(Joint with Nathan Lauster and cross-posted at HomeFreeSociology)
This is the first in a series of posts where we will explore what’s gone wrong with planning for growth, how misguided planning and policy-making has exacerbated our housing shortage, and ways to start fixing things.
The second post in this series tries to estimate suppressed household formation.
Planning vs controlling
Growth mostly happens along the intersection between markets and regulation. We are all for ramping up non-market housing, which is badly needed, but most housing creation and exchange in Canada occurs within market contexts. Yet housing markets are heavily structured by regulation. Municipal zoning and code, provincial land and tenancy, and federal mortgage, interest, and taxation policies all create the framework within which housing markets operate. We’re especially interested in local level planning and its relationship to growth. At the local level, we want to highlight two (idealized) regimes in which the nexus between markets and regulation can operate.
- The planning regime, where zoning creates a broad framework for where and how builders can respond to market pressures. Zoning generally does not restrict how much growth happens, but guides it. A prominent example might be Tokyo.
- The controlling regime, where zoning is tight and essentially all new growth has to be individually greenlit by planners or politicians, tightly controlling which development project will go forward and which won’t. A prominent example might be the City of Vancouver.
While most cities fall somewhere in between these two poles, it is instructional to understand the implications of the two idealized regime types on how cities grow and the role of population projections.
In the planning regime population projections are important in planning for infrastructure and amenities, but not for shorter term (on the order of 5 years) residential development. The planning regime ensures that there is ample capacity to grow so that builders can react to shorter term fluctuations in demand (producing high supply elasticity).
In the controlling regime population projections become essential to guide short term residential development. There is little capacity for builders to react to demand (as expressed in low supply elasticity) without approval from planners and politicians, who in turn might outright deny a development proposal or impose onerous conditions on a project by project basis, impacting economic feasibility. As a result, new residential developments become justified based on “needs” as expressed through seemingly neutral population projections. The control exerted remains asymmetric, planners and politicians can only approve housing, but developers operating within market contexts decide whether it’s economically advantageous to build under a given set of conditions. To put the asymmetry slightly differently, the regime has many strings it can pull to stop development, but pushing on these strings remains ineffectual in producing development.
This asymmetry translates to an asymmetry of the impact of population projections. If population projections are too high and planners and politicians approve more housing than justified by demand, developers will likely elect simply to not build some of the approved housing. If population projections are too low and underestimate demand, planners and politicians will likely approve too little housing and the shortage will drive up prices and rents.
In conjunction this functions like a ratchet where ever-increasing scarcity drives up prices and rents.

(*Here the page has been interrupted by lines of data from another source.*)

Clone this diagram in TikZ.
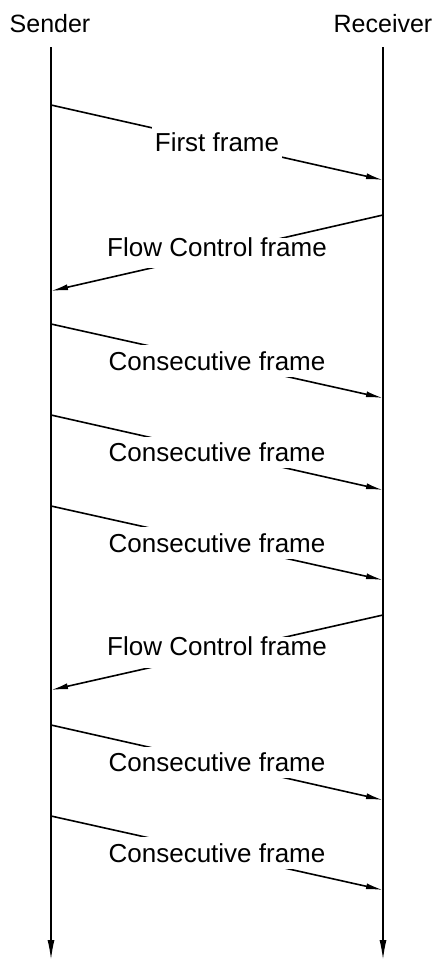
\documentclass[tikz,border=0pt]{standalone}
\usepackage{fontspec}
\setmainfont{Liberation Sans}
\usetikzlibrary{arrows.meta}
\tikzset{
  vida/.style={line width=1.6pt,-{Latex[length=20pt,width=7pt]}},
  msg/.style={line width=1.6pt,-{Latex[length=17pt,width=6pt]}},
  actor/.style={inner sep=0pt,font=\fontsize{25}{30}\selectfont},
  etiq/.style={fill=white,inner xsep=3pt,inner ysep=6pt,font=\fontsize{26}{31}\selectfont},
  fc/.style={text depth=12pt,inner ysep=0pt}
}
\begin{document}
\begin{tikzpicture}[x=1pt,y=-1pt]
   \useasboundingbox (0,0) rectangle (437,961);
   %participantes
   \node[actor] (sender) at (50,23.5) {Sender};
   \node[actor] (receiver) at (383,23.5) {Receiver};
   %lineas de vida
   \coordinate (s0) at (51,47);
   \coordinate (s9) at (51,960);
   \coordinate (r0) at (383,47);
   \coordinate (r9) at (383,960);
   \draw[vida] (s0) -- (s9);
   \draw[vida] (r0) -- (r9);
   %puntos de los mensajes
   \coordinate (s1) at (51,105);  \coordinate (r1) at (383,180);
   \coordinate (r2) at (383,215); \coordinate (s2) at (51,291);
   \coordinate (s3) at (51,324);  \coordinate (r3) at (383,398);
   \coordinate (s4) at (51,415);  \coordinate (r4) at (383,490);
   \coordinate (s5) at (51,506);  \coordinate (r5) at (383,580);
   \coordinate (r6) at (383,615); \coordinate (s6) at (51,690);
   \coordinate (s7) at (51,725);  \coordinate (r7) at (383,800);
   \coordinate (s8) at (51,816);  \coordinate (r8) at (383,890);
   %mensajes
   \draw[msg] (s1) -- node[etiq] (m1) {First frame} (r1);
   \draw[msg] (r2) -- node[etiq,fc] (m2) {Flow Control frame} (s2);
   \draw[msg] (s3) -- node[etiq] (m3) {Consecutive frame} (r3);
   \draw[msg] (s4) -- node[etiq] (m4) {Consecutive frame} (r4);
   \draw[msg] (s5) -- node[etiq] (m5) {Consecutive frame} (r5);
   \draw[msg] (r6) -- node[etiq,fc] (m6) {Flow Control frame} (s6);
   \draw[msg] (s7) -- node[etiq] (m7) {Consecutive frame} (r7);
   \draw[msg] (s8) -- node[etiq] (m8) {Consecutive frame} (r8);
\end{tikzpicture}
\end{document}
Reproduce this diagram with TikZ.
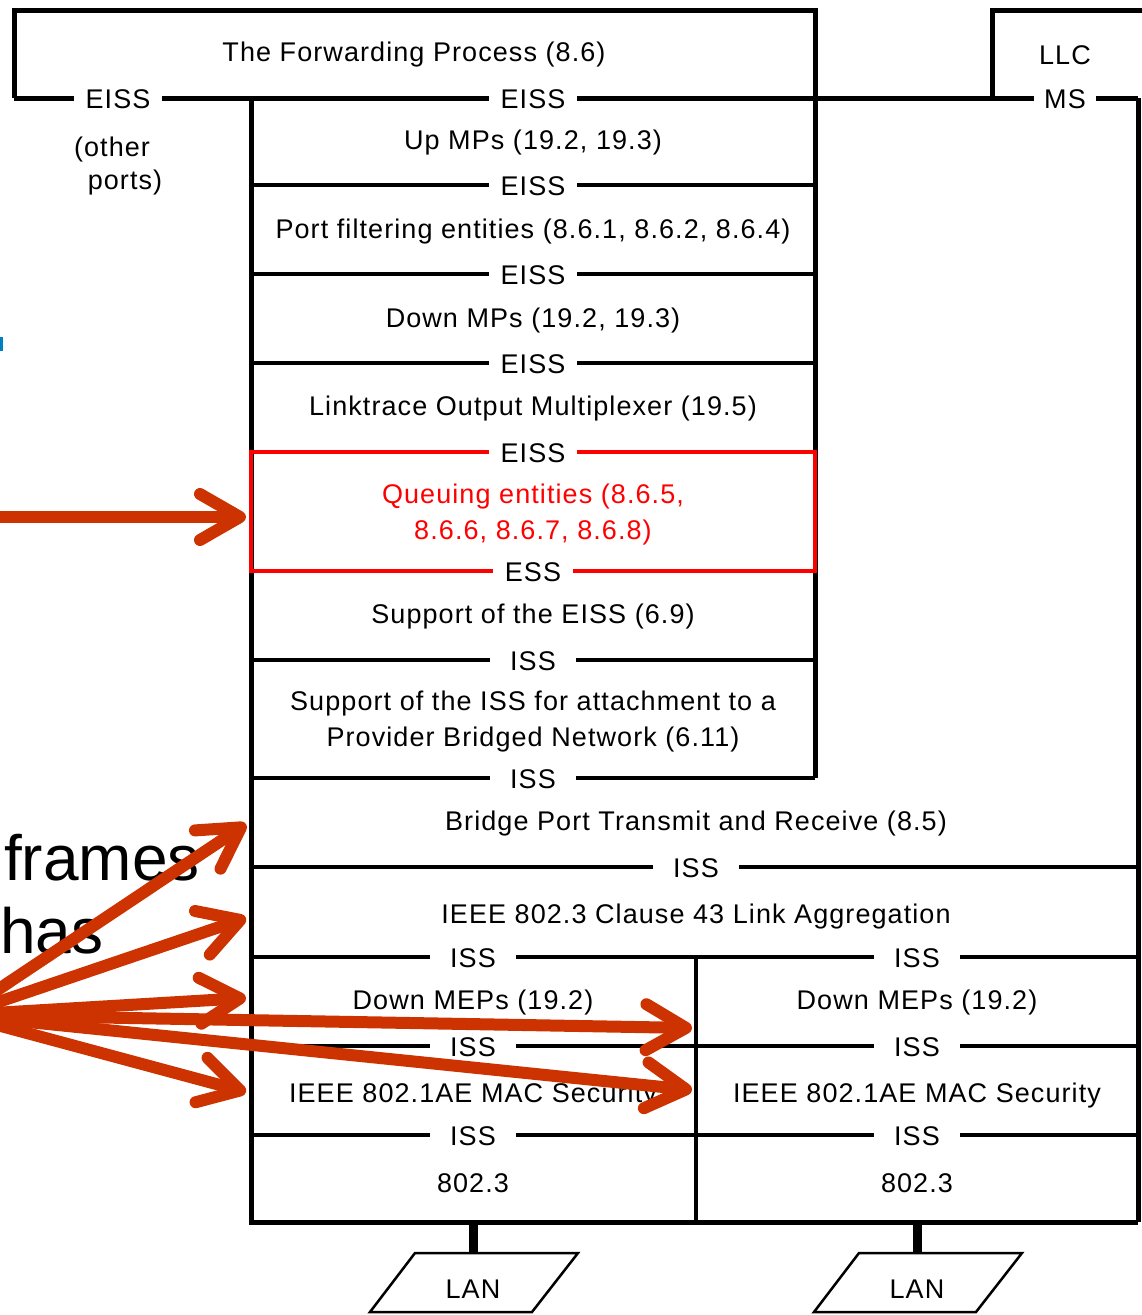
\documentclass[tikz,border=0pt]{standalone}
\usepackage{fontspec}
\setmainfont{Liberation Sans}[LetterSpace=4]
\usetikzlibrary{arrows.meta,calc}
\definecolor{pointer}{RGB}{204,51,0}
\definecolor{hl}{RGB}{255,0,0}
\definecolor{cut}{RGB}{0,128,192}
\newfontfamily\slidefont{Liberation Sans}

\begin{document}
\begin{tikzpicture}[x=1pt,y=-1pt,
  heavy/.style={line width=5pt},
  frame/.style={line width=4pt},
  sap/.style={fill=white, inner xsep=12pt, inner ysep=1pt, yshift=-1pt, font=\fontsize{27}{30}\selectfont},
  layer/.style={font=\fontsize{27}{36}\selectfont, align=center, inner sep=0pt, yshift=-2.5pt},
  big/.style={font=\slidefont\fontsize{64}{70}\selectfont, anchor=base west, inner sep=0pt},
  pointer/.style={draw=pointer, line width=12pt, line cap=round,
    -{Straight Barb[length=40pt,width=46pt,round]}},
  lan/.style={line width=2.5pt, line join=miter}
]
\useasboundingbox (0,0) rectangle (1141,1315);

% --- frame of the bridge port stack ---
\draw[heavy] (14,98) -- (14,10) -- (815,10) -- (815,778);
\draw[heavy] (14,98) -- (1138,98);
\draw[heavy] (992,98) -- (992,10) -- (1145,10);
\draw[heavy] (1138,98) -- (1138,1222);
\draw[heavy] (251,98) -- (251,1222) -- (1138,1222);

% layer boundaries
\foreach \y in {185,274,363,660,778}
  \draw[frame] (251,\y) -- (815,\y);
\foreach \y in {867,957,1046,1135}
  \draw[frame] (251,\y) -- (1138,\y);
\draw[line width=3.5pt] (696,957) -- (696,1222);

% highlighted queuing layer
\draw[hl, frame] (251,452) rectangle (815,571);

% --- layer names ---
\node[layer] (fwd) at (414,52) {The Forwarding Process (8.6)};
\node[layer] (llc) at (1065,53) {LLC};
\node[layer] (oth1) at (112,147) {(other};
\node[layer] (oth2) at (125,180) {ports)};
\node[layer] (upmp) at (533,140) {Up MPs (19.2, 19.3)};
\node[layer] (pfe) at (533,229) {Port filtering entities (8.6.1, 8.6.2, 8.6.4)};
\node[layer] (dnmp) at (533,318) {Down MPs (19.2, 19.3)};
\node[layer] (ltom) at (533,406) {Linktrace Output Multiplexer (19.5)};
\node[layer, text=hl] (queue) at (533,512) {Queuing entities (8.6.5,\\8.6.6, 8.6.7, 8.6.8)};
\node[layer] (seiss) at (533,614) {Support of the EISS (6.9)};
\node[layer] (siss) at (533,719) {Support of the ISS for attachment to a\\Provider Bridged Network (6.11)};
\node[layer] (bptr) at (696,821) {Bridge Port Transmit and Receive (8.5)};
\node[layer] (lag) at (696,914) {IEEE 802.3 Clause 43 Link Aggregation};
\node[layer] (mepA) at (473,1000) {Down MEPs (19.2)};
\node[layer] (mepB) at (917,1000) {Down MEPs (19.2)};
\node[layer] (secA) at (473,1093) {IEEE 802.1AE MAC Security};
\node[layer] (secB) at (917,1093) {IEEE 802.1AE MAC Security};
\node[layer] (macA) at (473,1181) {802.3};
\node[layer] (macB) at (917,1181) {802.3};

% --- service access points on the boundaries ---
\node[sap] at (118,98) {EISS};
\node[sap] at (533,98) {EISS};
\node[sap, inner xsep=10pt] at (1065,98) {MS};
\node[sap] at (533,185) {EISS};
\node[sap] at (533,274) {EISS};
\node[sap] at (533,363) {EISS};
\node[sap] at (533,452) {EISS};
\node[sap] at (533,571) {ESS};
\node[sap, inner xsep=20pt] at (533,660) {ISS};
\node[sap, inner xsep=20pt] at (533,778) {ISS};
\node[sap, inner xsep=20pt] at (696,867) {ISS};
\foreach \x in {473,917}{
  \node[sap, inner xsep=20pt] at (\x,957) {ISS};
  \node[sap, inner xsep=20pt] at (\x,1046) {ISS};
  \node[sap, inner xsep=20pt] at (\x,1135) {ISS};
}

% --- LAN attachments ---
\foreach \x/\n in {473/A,917/B}{
  \coordinate (port\n) at (\x,1222);
  \node[layer] (lan\n) at (\x,1287) {LAN};
  \draw[line width=9pt] (port\n) -- (\x,1254);
  \draw[lan] ($(\x,1253)+(-58,0)$) -- ++(163,0) -- ++(-46,59) -- ++(-162,0) -- cycle;
}

% --- slide text at the left ---
\node[big] (frames) at (4,880) {frames};
\node[big] (has) at (0,953) {has};
\fill[cut] (0,337) rectangle (2.5,351);

% --- pointers ---
\coordinate (src) at (-40,1015);
\coordinate (srcq) at (-20,517);
\coordinate (tq) at (246,517);
\coordinate (tbp) at (246,824);
\coordinate (tlag) at (246,918);
\coordinate (tmepA) at (246,998);
\coordinate (tmepB) at (692,1028);
\coordinate (tsecB) at (692,1090);
\coordinate (tsecA) at (246,1092);
\draw[pointer] (srcq) -- (tq);
\foreach \t in {tbp,tlag,tmepA,tmepB,tsecB,tsecA}
  \draw[pointer] (src) -- (\t);
\end{tikzpicture}
\end{document}
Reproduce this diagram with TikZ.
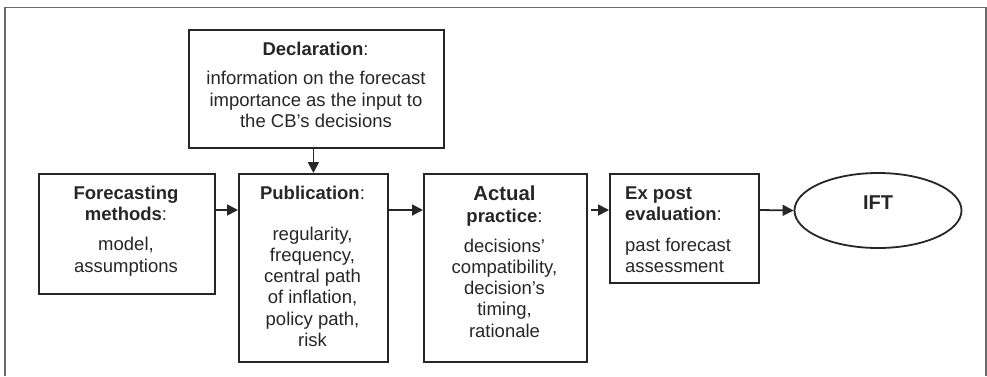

And this ratchet is further accelerated by naive and faulty population projection models employed by planners. This first post will take a closer look at what goes wrong with the population and housing projections broadly employed by planners.
Population and housing projections
When in the controlling regime, population and housing projections tend to serve as self-fulfilling prophecies. In this section we will explore how planners generally do population and housing projections, and how this process tends to amplify housing scarcity.
As an example we take the Metro Vancouver Population and Housing projections, which implicitly builds on the following model.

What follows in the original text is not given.